Graduation

Yet another graduation yesterday. A very nice one, actually: beautiful weather and some unusually good speeches. Jonathan Franzen was brief but both funny and slyly profound. Our president gave (for him) an unusually pointed speech as well about the dangers of “moral absolutism”.

I can’t be the only faculty person who finds graduation both moving and depressing all at once. I actually like going every year, and hate to miss it. It’s often very enjoyable to meet the parents of students you’ve taught. But it’s also a strange sensation, as you hear about what the new graduates are planning on doing, and often also hear about what older graduates are doing now (as many of them tend to show up at this time of year). It’s a bit like the vertigo you get when you’re sitting still but watching visual images of rapid movement, like at an IMAX theater. In the end, at a place this size, you don’t really teach that many people from the beginning of your career to the end. I’d estimate that in each graduating class here, there are about fifty students that I know moderately well, and perhaps ten of those I’d hear from in the future about what they’re doing and have some sense of engagement with their future. That’s really not too many people. If teaching well requires some sense of “outcomes”, then it’s a pretty small basis for evaluating that.

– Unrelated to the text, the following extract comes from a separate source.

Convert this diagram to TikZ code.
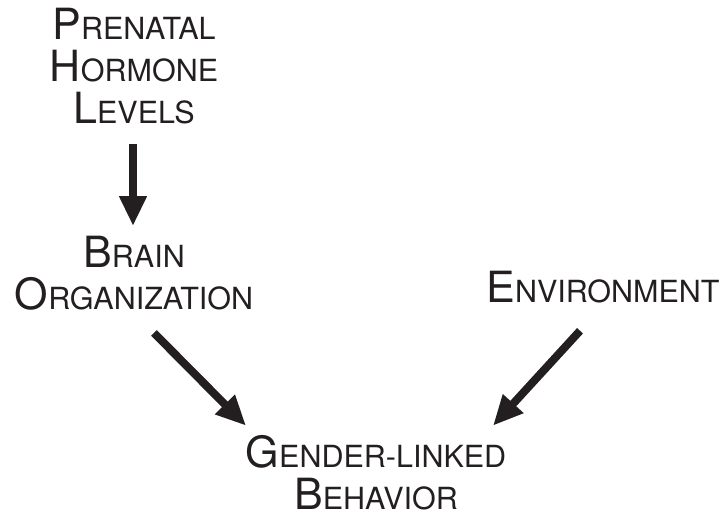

On the other side of things, though, I’m still very clear about the positive outcome of a number of my undergraduate courses and the teaching that went into them. I still think back often to a course on the methodological problems involved in studying the history of “subject peoples”, taught by Ann Wightman. (The particularly curious thing about that course is that there were a number of other future Africanist historians in it that year, and I think we all remember it as a particularly formative experience.) There are courses that had a huge impact on me that don’t feed as directly into my professional life, even a few from high school, especially a summer session I did on the East Coast.

But that sense that lives are flowing around you and past you, that you’re a rock in the middle of a stream, slowly getting worn down by the passing of years, is both pleasing and melancholic. Graduation somehow crystallizes that sense for me every year.